Oui ce voyageur pourrait alors lire ses prédécesseurs. Mettre ses pas dans les traces de ceux qui ont déjà éprouvé le choc de la découverte, le plaisir, et puis souvent, l’envoûtement au point d’en perdre tout sens critique. Il lira alors la partie française de ces nouvelles, avec ce texte légèrement hybride Jours d’après de François Laut (dont on avait apprécié en 2008 la biographie de Nicolas Bouvier) qui nous ballote entre reportage et fiction. Les impressions qu’il nous donne de la Corée sont d’une profonde justesse au point que je suis certain d’avoir vu la punaise à l’agonie, que François Laut a vue, ce même jour, dans le même compartiment de ce même métro. Autre confrontation intéressante, les nouvelles d’Antoine Coppola La véritable histoire de Li Jin et de son horrible sacrifice ou celle de Eric Szczurek La joueuse de Baduk avec Madame, de Kim Da-eun, une jolie ballade sémantique, entre linguistique et érotisme, sur le mot Madame, terme en vigueur dans les room-salons coréens, ces pièces particulières d’un restaurant où l’on boit en compagnie de jolies filles sélectionnées d’avance. Dans la nouvelle Podjamatcha, de Choi Myeong-jeong, on découvre le poids de la tradition familiale imposée par le père à son fils, par jeu d’échecs interposé, quand les conditions d’entrainement auxquelles le soumet son père (et la culture sociale intériorisée) augmentent en intensité et en dureté, au fur et à mesure que le jeu perd de son influence dans le pays. Images chocs où l’enfant désire  jouer aux jeux vidéo tandis que le caniveau transporte les eaux usées et témoigne encore des conditions parfois moyenâgeuses du pays. Jeu vidéo contre tout à l’égout. Et combien, le texte de Michel Louyaut, Le poète sans nom, emprisonné dans une geôle devant laquelle l’auteur passe régulièrement, nous a rappelé le souvenir de cette ancienne prison biélorusse devant laquelle nous passions tout aussi régulièrement, l’oreille tendue aux cris qui n’étaient plus.

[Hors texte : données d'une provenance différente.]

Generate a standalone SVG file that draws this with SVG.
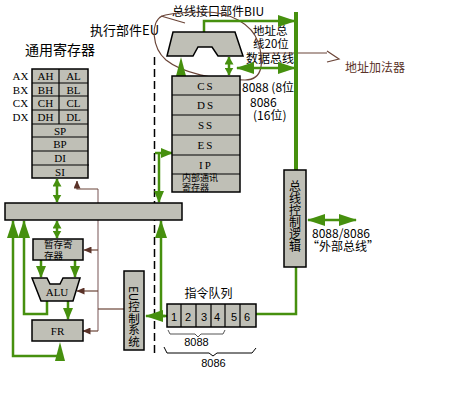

Ce livre débute par où nous achevons, avec un court texte d’Alain Robbe-Grillet, débarquant à Busan et tombant sur son double coréen, ce même double que nous pensons croiser chaque jour dans la tentaculaire Séoul, où la démesure dispute au fantastique, à l’instar de la nouvelle De vermis seoulis, de Stéphane Mot. Un livre à lire pour continuer la promenade en Corée, entreprise par l’éditeur et par ses auteurs.